National Association of Realtors spends big money on the Richmond city election
on October 28, 2014
As Chevron’s independent expenditure committee floods the city with mailers promoting Nat Bates, Donna Powers, Charles Ramsey and Al Martinez, mailers and online ads from another source urge Richmond residents to vote for Bates and Powers, along with Corky Booze and Jim Rogers.
What strange bedfellows, at the first glance.
These mailers and ads come from the National Association of Realtors, which has spent around $118,000 on the Nov. 4 Richmond city election, according to newly filed campaign documents.
As of Oct. 24, the National Association of Realtors Fund has reported spending $37,800 supporting Booze, $26,700 supporting Rogers, $26,700 supporting Bates and $26,700 supporting Powers. The expenditure covers the cost of polling, voter list, mailers, telephone calls and online ads.
“The Contra Costa [realtors] Association recommended that we get involved by supporting three of the current members of the council and one candidate for the council,” National Association of Realtors spokeswoman Jenny Werwa said.
Both the National Association of Realtors and the Contra Costa Association of Realtors have been closely following the Richmond Community Action to Restore Equity and Stability (CARES) program.

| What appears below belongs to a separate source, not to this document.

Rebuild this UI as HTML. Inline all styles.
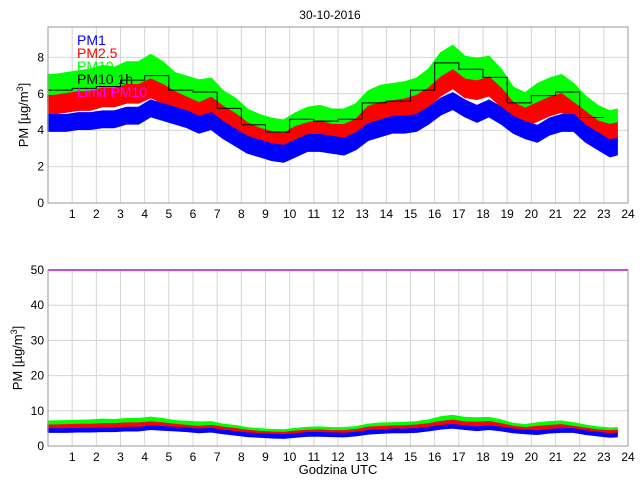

The city program, which remains in limbo, threatens to use eminent domain to seize underwater mortgages to reduce loan principal and to prevent foreclosures on families in Richmond.
“We have serious concerns about the potential consequences that this plan could have on the city and its residents, particularly the financial stability of the city and residents in the future,” Werwa said.
The National Association of Realtors supports Booze, Rogers and Bates for the coming election because “they also express opposition to eminent domain and they voted against the project,” according to Werwa.
As for Powers, “the local association is very pleased with the way that Powers acted when she was a member of the council in the past,” Werwa said. “She had a terrific open door policy and a record of hearing both sides of an issue.”
The City Council last year first proposed the novel plan of using eminent domain – usually reserved for acquiring property to pave the way for public projects – to seize underwater home mortgages from banks, reduce the principle and stem foreclosures. But the plan stalled because it couldn’t get a super majority of the council to support it amid a flurry of lawsuits and other backlash from the lending industry.
Jeffrey Wright, the chairman of Homeownership Preservation Task Force for Contra Costa Association of Realtors, said, “we believe she (Powers) understands the adverse implication that this type of policy (eminent domain) brings to the community.”
However, on some of its mailers, the National Association of Realtors hasn’t made it clear that it’s targeting eminent domain. One mailer promoting Bates, Powers and Rogers reads “elect a city council to bring Richmond together.” Another online ad promoting Bates for mayor reads “let’s stop Richmond’s dysfunctional city council – let’s vote for strong leadership.”
In an interview, Booze expressed surprise that the National Association of Realtors was supporting him. “This is my first time ever seeing that (the ads and mailers),” Booze said. “In the beginning, I was the only person that was against eminent domain. Councilman Bates joined with me and then Rogers joined with me. We are the ones that basically wouldn’t let them get the majority vote to move forward the eminent domain.”
And there really seems to be no coordination between the PACs and the candidates in this case. One robocall from the National Association of Realtors pronounced Boozé’s name as “Boo-ze” without the accented “é.”(One robocall supporting Corky Booze pronounces his name as ‘boo-ze,’ without the accented ‘é.’ (Recorded by Amalia Darling)
Bates said he knew there were National Association of Realtors mailers but didn’t know about the online ads. Rogers said he was aware that National Association of Realtors was supporting him.
Some people doubt that National Association of Realtors spends money on the election because they care about the “financial stability” of Richmond and its residents.
“This is an investment for them, because if they can put their own candidates in the office, then of course, Richmond CARES program will die. We wouldn’t be able to have votes necessary to advance the program,” Councilwoman Jovanka Beckles, one of the four current city councilmembers in favor of eminent domain, said about the realtors associations’ involvement.
Beckles said she thinks the national association’s involvement means the CARES program might work, and that could cost the realtors money.
“It really shows you that the innovative policy that we are creating here in Richmond,” she said, “are the kinds of policy other oppressed community can also feel empowered to pursue in order to improve their neighborhoods.”